Common Misconceptions About Liquidation Price

Common Misconception

Liquidation price is triggered by the last-traded price on the exchange

Technical Reality

Liquidation is triggered by mark price, not last-traded price. Mark price is calculated from a composite index of spot prices across multiple major exchanges. This design specifically prevents liquidation from being triggered by a brief wick or thin-order-book manipulation on a single venue. If the exchange's own last price briefly spikes below your liquidation price but the mark price does not follow, your position is not liquidated.
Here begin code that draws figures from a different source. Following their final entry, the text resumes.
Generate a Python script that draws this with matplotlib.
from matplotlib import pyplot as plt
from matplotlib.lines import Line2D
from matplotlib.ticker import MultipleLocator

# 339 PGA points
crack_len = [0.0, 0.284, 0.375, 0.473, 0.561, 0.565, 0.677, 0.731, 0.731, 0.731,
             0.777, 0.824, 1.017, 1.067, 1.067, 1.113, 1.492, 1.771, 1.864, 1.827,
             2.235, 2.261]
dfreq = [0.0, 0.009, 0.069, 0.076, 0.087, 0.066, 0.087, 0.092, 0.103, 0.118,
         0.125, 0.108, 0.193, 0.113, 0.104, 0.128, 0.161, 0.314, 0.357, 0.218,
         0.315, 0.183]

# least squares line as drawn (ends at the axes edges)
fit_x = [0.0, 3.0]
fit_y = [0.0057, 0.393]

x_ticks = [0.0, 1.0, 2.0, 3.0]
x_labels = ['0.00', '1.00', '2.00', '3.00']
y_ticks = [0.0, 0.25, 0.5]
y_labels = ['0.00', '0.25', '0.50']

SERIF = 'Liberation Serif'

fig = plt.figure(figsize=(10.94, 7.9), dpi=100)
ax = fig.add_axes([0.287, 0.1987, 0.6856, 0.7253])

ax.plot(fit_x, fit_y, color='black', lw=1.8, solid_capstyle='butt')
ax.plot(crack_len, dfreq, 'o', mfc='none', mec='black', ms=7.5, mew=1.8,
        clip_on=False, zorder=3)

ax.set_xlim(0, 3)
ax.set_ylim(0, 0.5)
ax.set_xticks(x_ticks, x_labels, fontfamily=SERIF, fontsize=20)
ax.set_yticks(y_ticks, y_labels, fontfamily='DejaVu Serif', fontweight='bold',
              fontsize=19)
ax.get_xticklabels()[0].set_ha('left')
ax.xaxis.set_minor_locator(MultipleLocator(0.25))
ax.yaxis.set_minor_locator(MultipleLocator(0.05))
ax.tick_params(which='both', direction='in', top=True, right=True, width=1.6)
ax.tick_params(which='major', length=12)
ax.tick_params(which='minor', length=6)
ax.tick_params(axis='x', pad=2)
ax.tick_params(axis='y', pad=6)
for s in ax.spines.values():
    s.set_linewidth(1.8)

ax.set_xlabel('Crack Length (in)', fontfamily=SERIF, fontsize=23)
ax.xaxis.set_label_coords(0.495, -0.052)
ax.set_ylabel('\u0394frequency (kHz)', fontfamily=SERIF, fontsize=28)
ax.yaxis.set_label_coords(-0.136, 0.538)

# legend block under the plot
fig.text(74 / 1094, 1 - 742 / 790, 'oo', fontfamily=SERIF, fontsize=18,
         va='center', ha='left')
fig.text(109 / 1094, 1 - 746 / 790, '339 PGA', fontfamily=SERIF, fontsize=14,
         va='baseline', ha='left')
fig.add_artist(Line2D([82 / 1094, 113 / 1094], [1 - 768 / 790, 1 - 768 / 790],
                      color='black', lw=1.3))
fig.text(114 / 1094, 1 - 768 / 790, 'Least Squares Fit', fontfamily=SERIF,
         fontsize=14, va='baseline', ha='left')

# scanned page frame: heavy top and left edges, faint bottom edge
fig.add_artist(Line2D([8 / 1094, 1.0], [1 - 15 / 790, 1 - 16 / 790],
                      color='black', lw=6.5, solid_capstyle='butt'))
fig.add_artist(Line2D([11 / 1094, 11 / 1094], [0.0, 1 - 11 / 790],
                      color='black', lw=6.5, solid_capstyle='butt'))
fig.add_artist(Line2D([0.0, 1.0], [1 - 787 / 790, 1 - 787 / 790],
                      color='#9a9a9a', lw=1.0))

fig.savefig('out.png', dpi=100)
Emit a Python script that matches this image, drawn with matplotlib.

However, if the broader market genuinely moves to your liquidation level, the mark price will confirm it and liquidation will execute.

Common Misconception

Placing a stop-loss at the liquidation price is sufficient risk management

Technical Reality

A stop-loss placed at or near the liquidation price is not a risk management tool — it is a last resort that the exchange's liquidation engine will reach first. Stop-losses should be placed at the point where the trade thesis is technically invalidated — typically well above the liquidation price for a long. The gap between the thesis-invalidation stop and the liquidation price should be meaningful: if there is no gap, the leverage is too high for the trade. The stop-loss defines the trader's exit; the liquidation price is what happens if the stop fails or is not placed.

Common Misconception

Once a position is open, the liquidation price is fixed and cannot change

Technical Reality

Liquidation price is dynamic in several ways. Adding margin to an isolated margin position raises the liquidation price (moves it further from entry). Withdrawing excess margin lowers it (moves it closer). In cross margin mode, changes in account balance from other positions affect the aggregate liquidation threshold. Additionally, for tiered maintenance margin structures, a position that grows in notional value as the asset price rises may cross into a higher maintenance margin tier — which raises the maintenance margin rate and therefore raises the liquidation price, bringing it closer to current price.